Records with drawing code:
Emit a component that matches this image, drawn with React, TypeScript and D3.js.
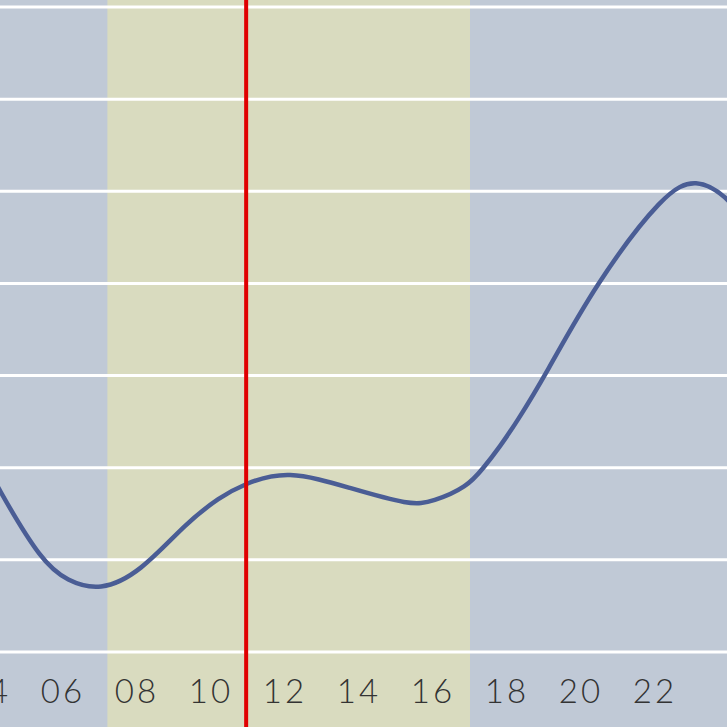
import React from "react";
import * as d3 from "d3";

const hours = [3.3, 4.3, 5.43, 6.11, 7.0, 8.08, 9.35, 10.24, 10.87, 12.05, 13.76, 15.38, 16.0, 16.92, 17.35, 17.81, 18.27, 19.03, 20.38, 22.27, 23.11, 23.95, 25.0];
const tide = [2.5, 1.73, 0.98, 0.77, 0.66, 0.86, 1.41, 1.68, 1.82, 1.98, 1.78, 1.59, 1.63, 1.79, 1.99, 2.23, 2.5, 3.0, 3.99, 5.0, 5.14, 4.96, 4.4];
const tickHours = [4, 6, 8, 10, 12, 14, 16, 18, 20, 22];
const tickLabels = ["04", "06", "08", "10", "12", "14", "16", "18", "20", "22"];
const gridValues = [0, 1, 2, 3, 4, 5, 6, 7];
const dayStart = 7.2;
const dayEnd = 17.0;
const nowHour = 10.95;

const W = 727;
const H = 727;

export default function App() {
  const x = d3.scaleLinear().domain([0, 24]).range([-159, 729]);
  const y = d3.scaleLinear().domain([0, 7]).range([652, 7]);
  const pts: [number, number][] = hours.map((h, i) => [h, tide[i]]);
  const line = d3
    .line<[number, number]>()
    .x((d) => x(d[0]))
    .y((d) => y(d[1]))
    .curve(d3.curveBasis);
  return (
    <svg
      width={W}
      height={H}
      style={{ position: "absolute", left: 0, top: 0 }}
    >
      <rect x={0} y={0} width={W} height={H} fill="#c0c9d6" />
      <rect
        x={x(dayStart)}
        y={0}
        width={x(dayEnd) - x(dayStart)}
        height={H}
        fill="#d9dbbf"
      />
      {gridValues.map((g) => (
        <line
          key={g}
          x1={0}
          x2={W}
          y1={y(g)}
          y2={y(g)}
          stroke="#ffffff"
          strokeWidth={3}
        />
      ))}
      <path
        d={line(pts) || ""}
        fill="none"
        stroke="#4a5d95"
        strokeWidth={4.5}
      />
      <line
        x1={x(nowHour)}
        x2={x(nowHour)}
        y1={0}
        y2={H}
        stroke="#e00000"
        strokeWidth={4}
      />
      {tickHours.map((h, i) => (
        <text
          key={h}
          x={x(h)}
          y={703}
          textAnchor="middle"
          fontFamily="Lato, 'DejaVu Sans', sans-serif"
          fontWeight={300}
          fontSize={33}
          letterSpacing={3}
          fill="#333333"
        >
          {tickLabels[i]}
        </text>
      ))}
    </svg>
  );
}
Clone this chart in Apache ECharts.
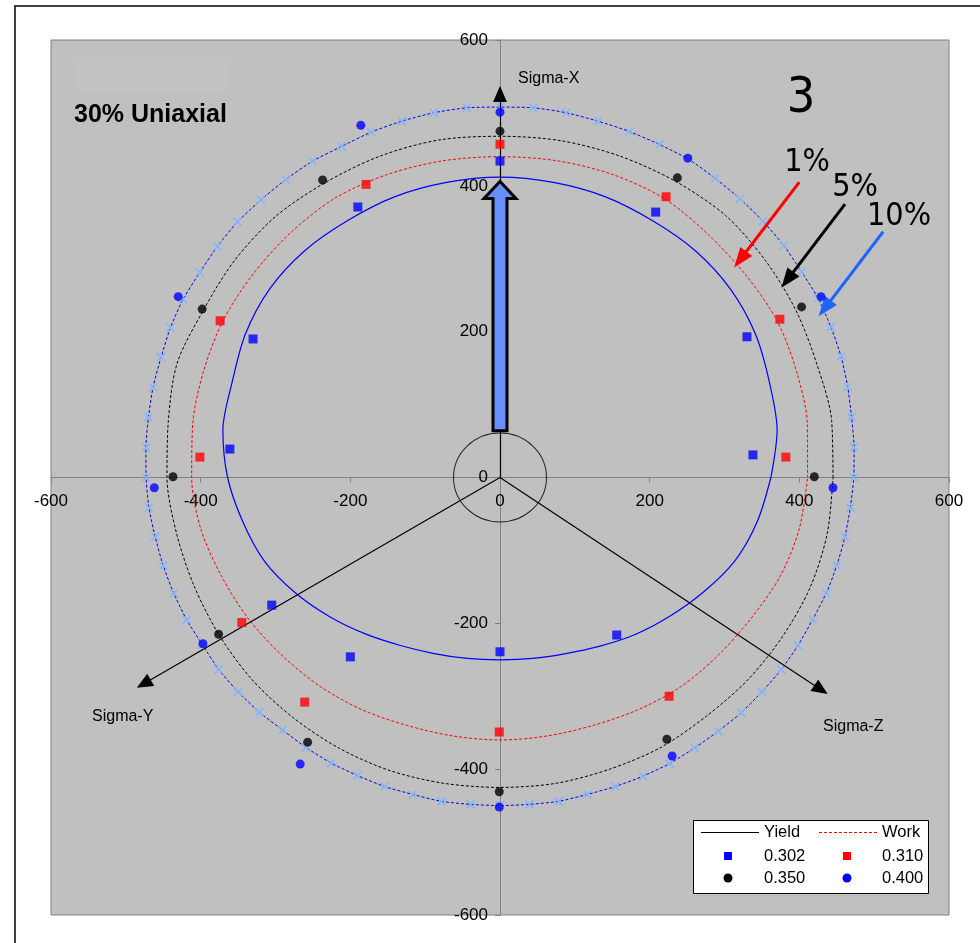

GIVEN TASK: Images do not belong in the copy; reproduce all other parts of the records above verbatim.

COMPLETE ANSWER:
Emit a component that matches this image, drawn with React, TypeScript and D3.js.
import React from "react";
import * as d3 from "d3";

const hours = [3.3, 4.3, 5.43, 6.11, 7.0, 8.08, 9.35, 10.24, 10.87, 12.05, 13.76, 15.38, 16.0, 16.92, 17.35, 17.81, 18.27, 19.03, 20.38, 22.27, 23.11, 23.95, 25.0];
const tide = [2.5, 1.73, 0.98, 0.77, 0.66, 0.86, 1.41, 1.68, 1.82, 1.98, 1.78, 1.59, 1.63, 1.79, 1.99, 2.23, 2.5, 3.0, 3.99, 5.0, 5.14, 4.96, 4.4];
const tickHours = [4, 6, 8, 10, 12, 14, 16, 18, 20, 22];
const tickLabels = ["04", "06", "08", "10", "12", "14", "16", "18", "20", "22"];
const gridValues = [0, 1, 2, 3, 4, 5, 6, 7];
const dayStart = 7.2;
const dayEnd = 17.0;
const nowHour = 10.95;

const W = 727;
const H = 727;

export default function App() {
  const x = d3.scaleLinear().domain([0, 24]).range([-159, 729]);
  const y = d3.scaleLinear().domain([0, 7]).range([652, 7]);
  const pts: [number, number][] = hours.map((h, i) => [h, tide[i]]);
  const line = d3
    .line<[number, number]>()
    .x((d) => x(d[0]))
    .y((d) => y(d[1]))
    .curve(d3.curveBasis);
  return (
    <svg
      width={W}
      height={H}
      style={{ position: "absolute", left: 0, top: 0 }}
    >
      <rect x={0} y={0} width={W} height={H} fill="#c0c9d6" />
      <rect
        x={x(dayStart)}
        y={0}
        width={x(dayEnd) - x(dayStart)}
        height={H}
        fill="#d9dbbf"
      />
      {gridValues.map((g) => (
        <line
          key={g}
          x1={0}
          x2={W}
          y1={y(g)}
          y2={y(g)}
          stroke="#ffffff"
          strokeWidth={3}
        />
      ))}
      <path
        d={line(pts) || ""}
        fill="none"
        stroke="#4a5d95"
        strokeWidth={4.5}
      />
      <line
        x1={x(nowHour)}
        x2={x(nowHour)}
        y1={0}
        y2={H}
        stroke="#e00000"
        strokeWidth={4}
      />
      {tickHours.map((h, i) => (
        <text
          key={h}
          x={x(h)}
          y={703}
          textAnchor="middle"
          fontFamily="Lato, 'DejaVu Sans', sans-serif"
          fontWeight={300}
          fontSize={33}
          letterSpacing={3}
          fill="#333333"
        >
          {tickLabels[i]}
        </text>
      ))}
    </svg>
  );
}
Clone this chart in Apache ECharts.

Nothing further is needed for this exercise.